Post-Pandemic Disinflation in the Historical Context
Central banks' decisions about when and how to adjust monetary policy require weighing multiple objectives. In Trade-offs over Rate Cycles: Activity, Inflation, and the Price Level (NBER Working Paper 33825), Kristin Forbes, Jongrim Ha, and M. Ayhan Kose estimate the policy trade-offs across 24 advanced economies from 1970 through 2024 and consider the post COVID-19 monetary tightening against this backdrop. The researchers compile a comprehensive database of "rate cycles"—periods of monetary policy easing and tightening—by identifying turning points in policy interest rates while also incorporating information on quantitative easing and tightening programs.
Analysis of monetary policy cycles in 24 advanced economies finds that delayed and aggressive rate hikes after the pandemic combined with strong central bank credibility contributed to historically low output losses per unit of disinflation, but also a large increase in prices.
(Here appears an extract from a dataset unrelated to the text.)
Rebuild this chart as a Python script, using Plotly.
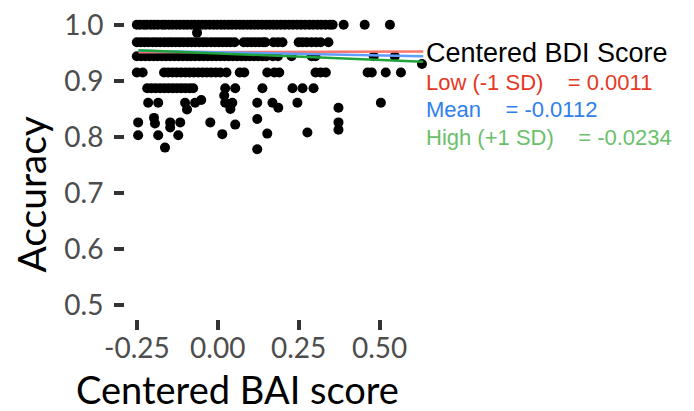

The researchers calculate the “sacrifice ratio,” the output loss per unit of inflation reduction, during tightening phases. They also calculate the increase in the price level in excess of the increase that would have occurred with 2 percent inflation, as well as a “price-output trade-off ratio” that indicates how much of the macroeconomic adjustment during tightening phases occurs through price level increases rather than output losses. They highlight the importance of considering these types of effects on prices when evaluating different strategies for monetary policy as large increases in the price level can have long-term effects on wage and price setting, including weakening the anchoring of inflation expectations and transmission of monetary policy.
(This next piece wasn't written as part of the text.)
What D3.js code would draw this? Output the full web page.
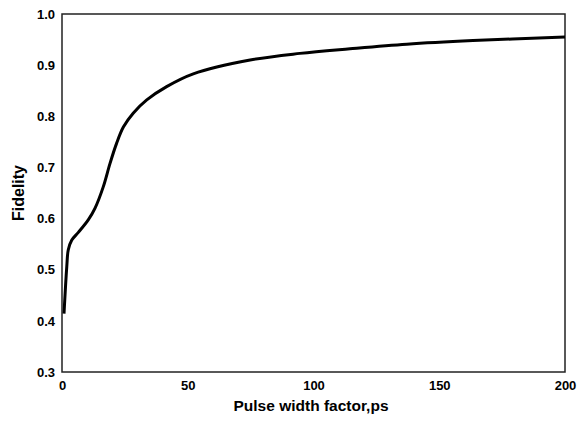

The post-pandemic tightening exhibited several distinctive characteristics. Conditional on macroeconomic conditions, central banks were unusually slow to begin raising rates, but once they began, their rate hikes were unusually aggressive. The median sacrifice ratio during the post-pandemic period was close to zero—the lowest of any historical period examined. This reflected a combination of historically large disinflations—with a median decline of 8.5 percentage points in Consumer Price Index inflation across their sample of advanced economies—paired with minimal output losses. Simulations using the Federal Reserve's FRB/US model support these empirical findings.
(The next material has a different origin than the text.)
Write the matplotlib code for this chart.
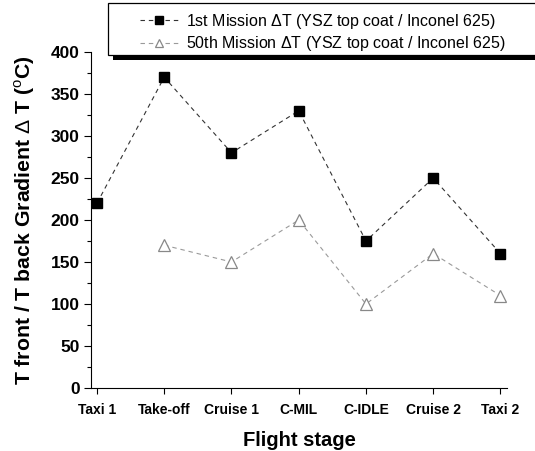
import matplotlib
matplotlib.use("Agg")
import matplotlib.pyplot as plt
from matplotlib.patches import Rectangle
from matplotlib.ticker import MultipleLocator
import numpy as np

plt.rcParams['font.family'] = ['Liberation Sans', 'DejaVu Sans']
plt.rcParams['mathtext.fontset'] = 'custom'
plt.rcParams['mathtext.rm'] = 'Liberation Sans'
plt.rcParams['mathtext.bf'] = 'Liberation Sans:bold'

stages = ["Taxi 1", "Take-off", "Cruise 1", "C-MIL", "C-IDLE", "Cruise 2", "Taxi 2"]
first_mission = [220, 370, 280, 330, 175, 250, 160]
fiftieth_mission = [np.nan, 170, 150, 200, 100, 160, 110]

fig = plt.figure(figsize=(5.35, 4.51), dpi=100)
ax = fig.add_axes([0.170, 0.1397, 0.778, 0.745])

x = np.arange(len(stages))
dash = (0, (4, 3.5))
l1, = ax.plot(x, first_mission, linestyle=dash, color='#333333', linewidth=0.8,
              marker='s', markersize=7, markerfacecolor='black', markeredgecolor='black')
l2, = ax.plot(x, fiftieth_mission, linestyle=dash, color='#9a9a9a', linewidth=0.8,
              marker='^', markersize=9, markerfacecolor='white', markeredgecolor='#888888',
              markeredgewidth=0.9)

ax.set_xlim(-0.09, 6.1)
ax.set_ylim(0, 400)
ax.set_xticks(x)
ax.set_xticklabels(stages, fontsize=10, fontweight='bold')
ax.yaxis.set_major_locator(MultipleLocator(50))
ax.yaxis.set_minor_locator(MultipleLocator(25))
for lab in ax.get_yticklabels():
    lab.set_fontweight('bold')
    lab.set_fontsize(12.5)
ax.tick_params(axis='y', which='major', length=5, width=0.8, direction='out', pad=3)
ax.tick_params(axis='y', which='minor', length=3, width=0.8, direction='out')
ax.tick_params(axis='x', length=4, width=0.8, direction='out', pad=7)
ax.spines['top'].set_visible(False)
ax.spines['right'].set_visible(False)
ax.spines['left'].set_linewidth(0.8)
ax.spines['bottom'].set_linewidth(0.8)

ax.set_ylabel(r'T front / T back Gradient $\Delta$ T ($^{\mathrm{o}}$C)', fontsize=15.3,
              fontweight='bold', labelpad=10)
ax.set_xlabel('Flight stage', fontsize=14.5, fontweight='bold', labelpad=10)

# Legend box with a heavy drop shadow along its lower edge
W, H = 535, 451
shadow = Rectangle((113 / W, 1 - 60 / H), 450 / W, 55 / H, transform=fig.transFigure,
                   facecolor='black', edgecolor='none', zorder=5)
box = Rectangle((108 / W, 1 - 55 / H), 450 / W, 52 / H, transform=fig.transFigure,
                facecolor='white', edgecolor='black', linewidth=0.9, zorder=6)
fig.add_artist(shadow)
fig.add_artist(box)
leg = fig.legend([l1, l2],
                 [r'1st Mission $\Delta$T (YSZ top coat / Inconel 625)',
                  r'50th Mission $\Delta$T (YSZ top coat / Inconel 625)'],
                 loc='upper left', bbox_to_anchor=(140 / W, 1 - 12 / H),
                 frameon=False, fontsize=11.5, handlelength=2.4, handletextpad=0.45,
                 labelspacing=0.2, borderaxespad=0, borderpad=0)
leg.set_zorder(7)
for h in leg.legend_handles:
    h.set_markersize(6)

fig.savefig('out.png', dpi=100)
However, the sacrifice ratio does not capture one key adjustment cost: the impact of monetary tightening on the price level. During the post-pandemic tightening, the median excess increase in the price level was about 4 percentage points per year above what would have occurred with 2 percent inflation—the largest such increase since the mid-1980s. More of the post-pandemic macroeconomic adjustment occurred through price increases than through output losses compared to historical patterns. These calculations also suggest caution in interpreting the sacrifice ratio; delayed starts to tightening monetary policy resulted in lower sacrifice ratios because they allowed for larger inflation overshoots, which in turn enabled larger subsequent disinflations, but also generated greater increases in prices.
In the cross-country analysis, central bank credibility stands out as the one institutional feature consistently associated with favorable outcomes such as lower sacrifice ratios, smaller output losses, larger disinflations, and more moderate increases in the price level.